Joseph Cooke Verco has key contribution to establishing Adelaide University's medical school, opened in 1885

Joseph Cooke Verco worked on the first curriculum for Adelaide University school of medicine where he lectured from 1887, became dean of both the medical and dentistry faculties, and later served on the university council.
Joseph Cooke Verco brought the brilliance shown during his training at St Bartholomew’s Hospital, London, and the University of London in the 1870s to South Australia with key roles to strengthening skills through the new University of Adelaide medical school.
Back in Adelaide from England in 1878, Verco registered as a general practitioner in 1878, but gradually specialized as a physician and proved a skilled diagnostician. He was one of the earliest doctors in Adelaide to use a case-records system. when this became onerous, he learned shorthand. He became honorary physician (1882-1912) and then honorary consulting physician at the Adelaide Hospital and honorary medical officer at the Adelaide Children's Hospital. In 1888, he attempted to remove a hydatid of the brain in one of the first of such operations in Australia.
The first step to a school of medicine at the new University of Adelaide (opened 1874) was the 1881 proposal university council meeting by Edward Charles Stirling, also returning from distinguished training in England, that “a lectureship in human physiology be created”. In 1883, the university didn’t have funds for a full medical course to comply with the General Medical Council of Great Britain and Ireland. It considered a course where students, after second year, would transfer to Great Britain or medical schools in Melbourne or Sydney.

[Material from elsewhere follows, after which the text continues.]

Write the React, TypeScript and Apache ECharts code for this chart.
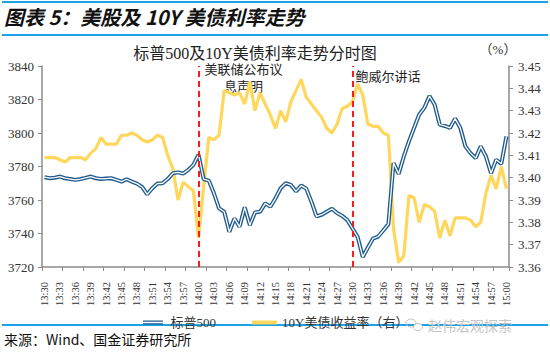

The financial barrier for this was partly removed when pastoralist/businessman Thomas Elder gave the university £10,000 for a chair in the medical faculty, and John Howard Angas, son of George Fife Angas, promised £6,000 for a chair in chemistry. The university council enlisted doctors Verco, William Gardner and William Gosse, to draw up the two-year curriculum.
The medical school started lectures in 1885 with six students (including Cromwell Magarey, son of Elziabeth Verco and Thomas Magarey) and a faculty of medicine was set up that year with the change to a complete five-year course including clinical teaching at Adelaide Hospital.
Joseph Cooke Verco was lecturer in medicine from 1887 to 1915, president of the Adelaide Medical Students in 1904 and 1906-15, dean of the faculty of medicine 1919-21 and also dean of the faculty of dentistry that he was significant in establishing. Verco was a member of the university council from 1895 to 1902 and 1919 to 1933.
For some years before retiring from medical practice in 1919, he specialised in consultative work as a physician. His limited writing on medical subjects include an article, with Stirling on in Allbutt’s System of Medicine:" “This not only collated the early literature, but was illuminated by the authors' personal experience of cases and at the time was recognised as a classic presentation of the subject”. Verco also compiled a review in 1879 of South Australian statistics on consumption.